Debord neglected the critique of value, since he still backed an advanced orthodox marxism which still saw class struggles as the motor for change, hence his inertia. Moishe Postone on the contrary started dismantling the entire orthodox-marxist classist structures. His studies of the Frankfurt School and Georg Lukacs were put to critical use.
In 1993 , Postone’s book Time, Labor and Social Domination (a reinterpretation of Marx’s critical theory) was published. It is the sort of book that Guy Debord ought to have written instead of his Commentaries. But you don’t make history with ifs as Hegel once taught us. In the end it did not count since it did not take place.
Debord’s anti-computer stance was another aberration. Others would extrapolate on that anti-technology backwardness. Primitivists like Ted Kacyinski and his awful Unabomber document turned him into a terrorist, he was even prepared to put a bomb an an airplane. Kacyinski was not able to articulate a critique of modern capitalism, hence he resorted to terrorism. It is tragic. Other primitivists include John Zerzan, and in France the Encyclopedie des Nuisances who translated Kacyinski. Primitivists remind us of Pol Pot. It is imperative to criticize that ideology that leads back to the ghastly past…
A new society where value has been abolished along with work will be able to harness technology for use-value instead of exchange-value. Commodity production and abstract labour are destroying the planet. What Postone says about abstract labour is to the point:” I am suggesting that what Marx means by it is that labour has a function in capitalist society as a socially mediating activity that is different from the function of labouring activity in any other society and that this is a point of departure for his whole analysis of capitalism.”
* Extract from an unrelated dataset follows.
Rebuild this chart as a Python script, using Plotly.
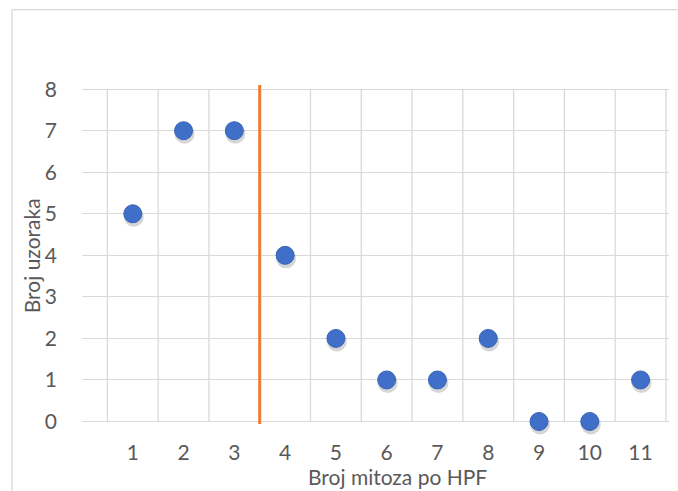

Dave Wise on his website called revoltagainstanageofplenty says that I have switched my allegiance from Guy Debord to Moishe Postone. To deal only with names is simplistic, for me ideas are important, I have found Moishe Postone’s critical theory to my liking, a sort of basis from which you can build a new world. Hence the agoras and conversations are not dead, we have the proof today. To update one’s theory is not a luxury, but a necessity.